# EXERCISE INPUTS
--- --- ---

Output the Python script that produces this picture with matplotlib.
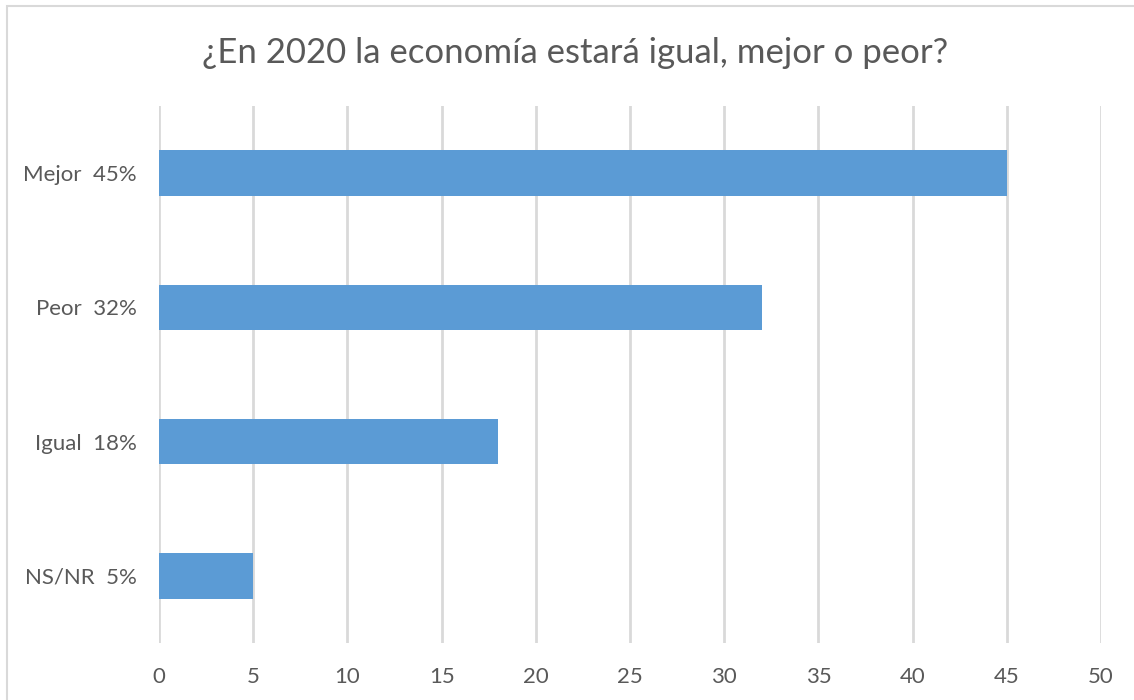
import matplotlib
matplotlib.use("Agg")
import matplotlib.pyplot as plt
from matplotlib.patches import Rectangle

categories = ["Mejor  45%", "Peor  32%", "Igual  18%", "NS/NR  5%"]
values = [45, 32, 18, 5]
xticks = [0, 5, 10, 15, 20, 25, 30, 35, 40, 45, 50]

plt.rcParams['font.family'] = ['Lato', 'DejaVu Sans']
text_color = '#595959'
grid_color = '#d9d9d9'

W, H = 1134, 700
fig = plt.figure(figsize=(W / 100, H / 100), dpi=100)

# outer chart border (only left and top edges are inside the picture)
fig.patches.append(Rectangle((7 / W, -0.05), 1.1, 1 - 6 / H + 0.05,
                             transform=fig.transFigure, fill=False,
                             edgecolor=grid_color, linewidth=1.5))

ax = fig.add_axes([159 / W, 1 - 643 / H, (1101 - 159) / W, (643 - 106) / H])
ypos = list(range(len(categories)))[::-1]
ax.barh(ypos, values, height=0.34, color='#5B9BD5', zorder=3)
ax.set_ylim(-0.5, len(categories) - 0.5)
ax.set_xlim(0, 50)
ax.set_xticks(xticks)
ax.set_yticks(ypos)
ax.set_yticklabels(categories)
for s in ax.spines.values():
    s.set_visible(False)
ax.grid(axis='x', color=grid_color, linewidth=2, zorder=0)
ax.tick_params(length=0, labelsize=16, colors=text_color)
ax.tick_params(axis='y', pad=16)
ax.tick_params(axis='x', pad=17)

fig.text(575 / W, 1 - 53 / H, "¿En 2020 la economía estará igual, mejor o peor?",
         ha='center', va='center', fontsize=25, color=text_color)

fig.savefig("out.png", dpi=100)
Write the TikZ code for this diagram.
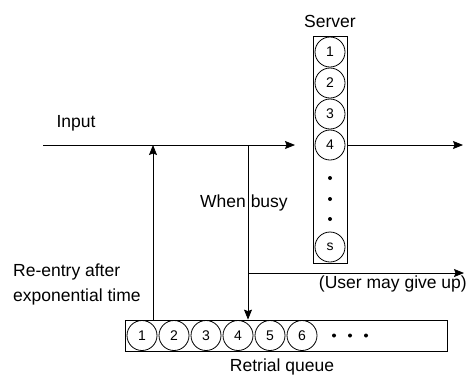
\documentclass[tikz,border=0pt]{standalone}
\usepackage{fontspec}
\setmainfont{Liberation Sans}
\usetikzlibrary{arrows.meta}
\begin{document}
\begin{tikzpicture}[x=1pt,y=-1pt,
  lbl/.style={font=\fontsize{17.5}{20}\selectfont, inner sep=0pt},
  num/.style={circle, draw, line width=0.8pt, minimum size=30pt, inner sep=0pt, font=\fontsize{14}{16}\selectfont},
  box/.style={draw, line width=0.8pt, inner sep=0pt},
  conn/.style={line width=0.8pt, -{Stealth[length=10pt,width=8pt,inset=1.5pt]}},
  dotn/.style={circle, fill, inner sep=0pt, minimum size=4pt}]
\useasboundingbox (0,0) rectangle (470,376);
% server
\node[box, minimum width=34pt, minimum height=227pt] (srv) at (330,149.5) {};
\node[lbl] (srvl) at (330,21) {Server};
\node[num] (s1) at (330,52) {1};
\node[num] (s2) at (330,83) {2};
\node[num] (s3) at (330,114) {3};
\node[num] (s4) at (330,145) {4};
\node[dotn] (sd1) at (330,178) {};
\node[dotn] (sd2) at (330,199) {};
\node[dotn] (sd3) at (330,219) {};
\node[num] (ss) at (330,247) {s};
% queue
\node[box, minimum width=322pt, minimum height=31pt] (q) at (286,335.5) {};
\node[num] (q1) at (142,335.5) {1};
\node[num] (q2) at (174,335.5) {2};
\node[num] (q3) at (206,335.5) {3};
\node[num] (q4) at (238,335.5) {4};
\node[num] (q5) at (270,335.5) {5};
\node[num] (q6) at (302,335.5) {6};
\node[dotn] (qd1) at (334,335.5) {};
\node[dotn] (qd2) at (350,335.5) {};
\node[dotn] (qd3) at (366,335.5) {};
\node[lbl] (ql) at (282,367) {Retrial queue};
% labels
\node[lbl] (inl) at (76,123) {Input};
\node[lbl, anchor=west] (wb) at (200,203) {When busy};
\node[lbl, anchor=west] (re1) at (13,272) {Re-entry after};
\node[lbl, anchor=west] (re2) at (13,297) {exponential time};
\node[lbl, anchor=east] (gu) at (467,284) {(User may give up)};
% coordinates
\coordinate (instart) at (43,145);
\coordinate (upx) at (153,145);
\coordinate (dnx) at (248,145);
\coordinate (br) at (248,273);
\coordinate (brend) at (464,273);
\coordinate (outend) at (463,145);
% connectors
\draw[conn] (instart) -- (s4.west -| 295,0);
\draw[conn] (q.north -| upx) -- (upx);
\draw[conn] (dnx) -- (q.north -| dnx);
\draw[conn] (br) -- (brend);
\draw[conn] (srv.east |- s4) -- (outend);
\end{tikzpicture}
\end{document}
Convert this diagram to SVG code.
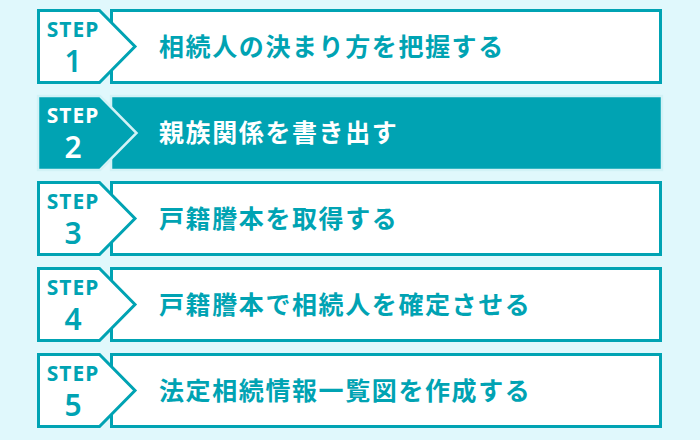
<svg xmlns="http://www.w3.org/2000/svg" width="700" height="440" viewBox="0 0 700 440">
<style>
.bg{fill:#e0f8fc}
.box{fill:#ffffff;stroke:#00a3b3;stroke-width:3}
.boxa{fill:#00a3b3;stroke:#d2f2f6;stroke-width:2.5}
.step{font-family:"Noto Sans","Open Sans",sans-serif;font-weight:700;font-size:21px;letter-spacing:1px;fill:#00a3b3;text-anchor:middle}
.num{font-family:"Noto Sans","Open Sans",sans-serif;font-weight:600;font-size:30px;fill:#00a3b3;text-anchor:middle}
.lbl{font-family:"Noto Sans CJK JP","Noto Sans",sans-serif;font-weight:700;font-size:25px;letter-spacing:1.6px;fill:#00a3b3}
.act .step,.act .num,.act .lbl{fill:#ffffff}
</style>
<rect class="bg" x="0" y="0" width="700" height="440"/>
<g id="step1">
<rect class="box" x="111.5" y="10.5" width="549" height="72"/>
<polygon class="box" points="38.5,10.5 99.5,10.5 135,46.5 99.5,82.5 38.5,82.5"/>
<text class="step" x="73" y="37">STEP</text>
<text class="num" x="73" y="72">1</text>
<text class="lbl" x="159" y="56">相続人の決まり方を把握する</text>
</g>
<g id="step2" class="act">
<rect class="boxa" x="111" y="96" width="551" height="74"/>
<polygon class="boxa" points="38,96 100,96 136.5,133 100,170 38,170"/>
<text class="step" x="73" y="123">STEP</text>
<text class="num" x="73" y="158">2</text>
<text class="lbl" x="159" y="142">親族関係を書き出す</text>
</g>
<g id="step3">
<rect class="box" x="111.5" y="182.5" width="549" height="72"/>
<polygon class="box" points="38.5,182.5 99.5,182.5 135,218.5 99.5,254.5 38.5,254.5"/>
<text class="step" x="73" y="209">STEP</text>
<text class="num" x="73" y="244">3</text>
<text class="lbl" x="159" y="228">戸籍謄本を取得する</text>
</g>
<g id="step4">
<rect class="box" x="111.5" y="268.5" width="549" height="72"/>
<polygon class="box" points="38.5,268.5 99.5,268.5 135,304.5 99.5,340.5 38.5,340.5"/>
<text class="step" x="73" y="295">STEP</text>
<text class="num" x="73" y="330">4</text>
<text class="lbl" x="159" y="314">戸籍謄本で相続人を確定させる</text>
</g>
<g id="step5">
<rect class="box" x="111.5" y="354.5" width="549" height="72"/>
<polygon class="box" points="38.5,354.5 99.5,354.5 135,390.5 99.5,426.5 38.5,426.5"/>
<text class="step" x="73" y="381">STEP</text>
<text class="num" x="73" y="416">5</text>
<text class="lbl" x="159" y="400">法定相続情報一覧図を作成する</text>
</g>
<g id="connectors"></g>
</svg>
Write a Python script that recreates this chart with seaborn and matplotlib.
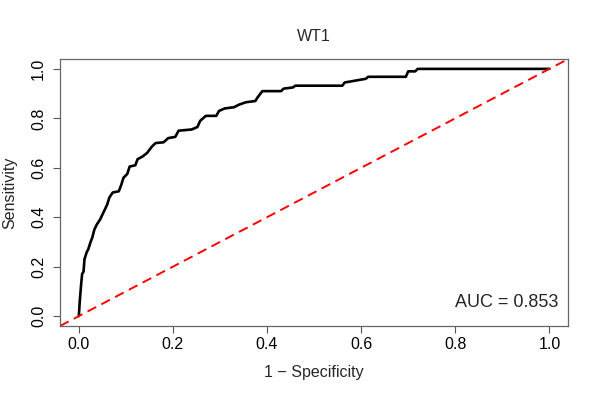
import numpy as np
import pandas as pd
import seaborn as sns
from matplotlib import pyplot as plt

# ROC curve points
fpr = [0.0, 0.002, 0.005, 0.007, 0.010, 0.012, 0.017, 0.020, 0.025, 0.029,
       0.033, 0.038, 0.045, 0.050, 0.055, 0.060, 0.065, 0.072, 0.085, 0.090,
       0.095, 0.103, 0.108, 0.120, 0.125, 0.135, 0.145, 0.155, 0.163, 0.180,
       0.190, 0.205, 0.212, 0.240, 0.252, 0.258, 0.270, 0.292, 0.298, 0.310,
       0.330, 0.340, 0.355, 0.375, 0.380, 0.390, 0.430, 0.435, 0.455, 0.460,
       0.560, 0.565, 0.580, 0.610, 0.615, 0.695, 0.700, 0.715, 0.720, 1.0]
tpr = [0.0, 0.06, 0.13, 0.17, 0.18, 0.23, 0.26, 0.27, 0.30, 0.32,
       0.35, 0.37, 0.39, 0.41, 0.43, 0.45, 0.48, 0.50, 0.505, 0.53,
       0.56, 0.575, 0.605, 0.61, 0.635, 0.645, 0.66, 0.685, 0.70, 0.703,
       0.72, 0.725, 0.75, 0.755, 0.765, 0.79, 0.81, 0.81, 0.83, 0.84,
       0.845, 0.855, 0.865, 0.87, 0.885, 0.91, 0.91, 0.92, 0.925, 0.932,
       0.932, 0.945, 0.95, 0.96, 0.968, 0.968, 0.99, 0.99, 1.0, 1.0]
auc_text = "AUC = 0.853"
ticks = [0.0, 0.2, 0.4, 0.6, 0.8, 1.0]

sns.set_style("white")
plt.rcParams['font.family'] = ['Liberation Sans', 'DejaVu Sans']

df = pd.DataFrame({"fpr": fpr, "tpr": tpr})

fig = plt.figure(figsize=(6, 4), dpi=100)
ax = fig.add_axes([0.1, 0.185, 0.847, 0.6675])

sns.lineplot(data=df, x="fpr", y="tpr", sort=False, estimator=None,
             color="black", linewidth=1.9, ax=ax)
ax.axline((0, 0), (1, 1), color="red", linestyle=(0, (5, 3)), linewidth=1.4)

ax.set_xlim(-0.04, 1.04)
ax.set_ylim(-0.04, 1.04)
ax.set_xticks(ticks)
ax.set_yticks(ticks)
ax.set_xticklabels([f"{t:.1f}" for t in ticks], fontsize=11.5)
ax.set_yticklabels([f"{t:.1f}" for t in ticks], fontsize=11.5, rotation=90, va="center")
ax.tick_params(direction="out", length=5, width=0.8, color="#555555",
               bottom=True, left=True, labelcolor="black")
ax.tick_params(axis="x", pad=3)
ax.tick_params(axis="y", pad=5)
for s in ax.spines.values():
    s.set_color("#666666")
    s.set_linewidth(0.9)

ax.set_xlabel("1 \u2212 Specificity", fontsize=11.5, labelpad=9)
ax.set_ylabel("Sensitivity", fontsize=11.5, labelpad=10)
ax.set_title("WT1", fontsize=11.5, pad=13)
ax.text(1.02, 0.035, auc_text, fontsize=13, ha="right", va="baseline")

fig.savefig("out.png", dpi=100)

--- --- ---

Write out again exactly the lines above from the one with "Write a Python" through the one with "from matplotlib import pyplot as plt", adding no other lines and no pictures.

# WRITTEN REPLY
Write a Python script that recreates this chart with seaborn and matplotlib.
import numpy as np
import pandas as pd
import seaborn as sns
from matplotlib import pyplot as plt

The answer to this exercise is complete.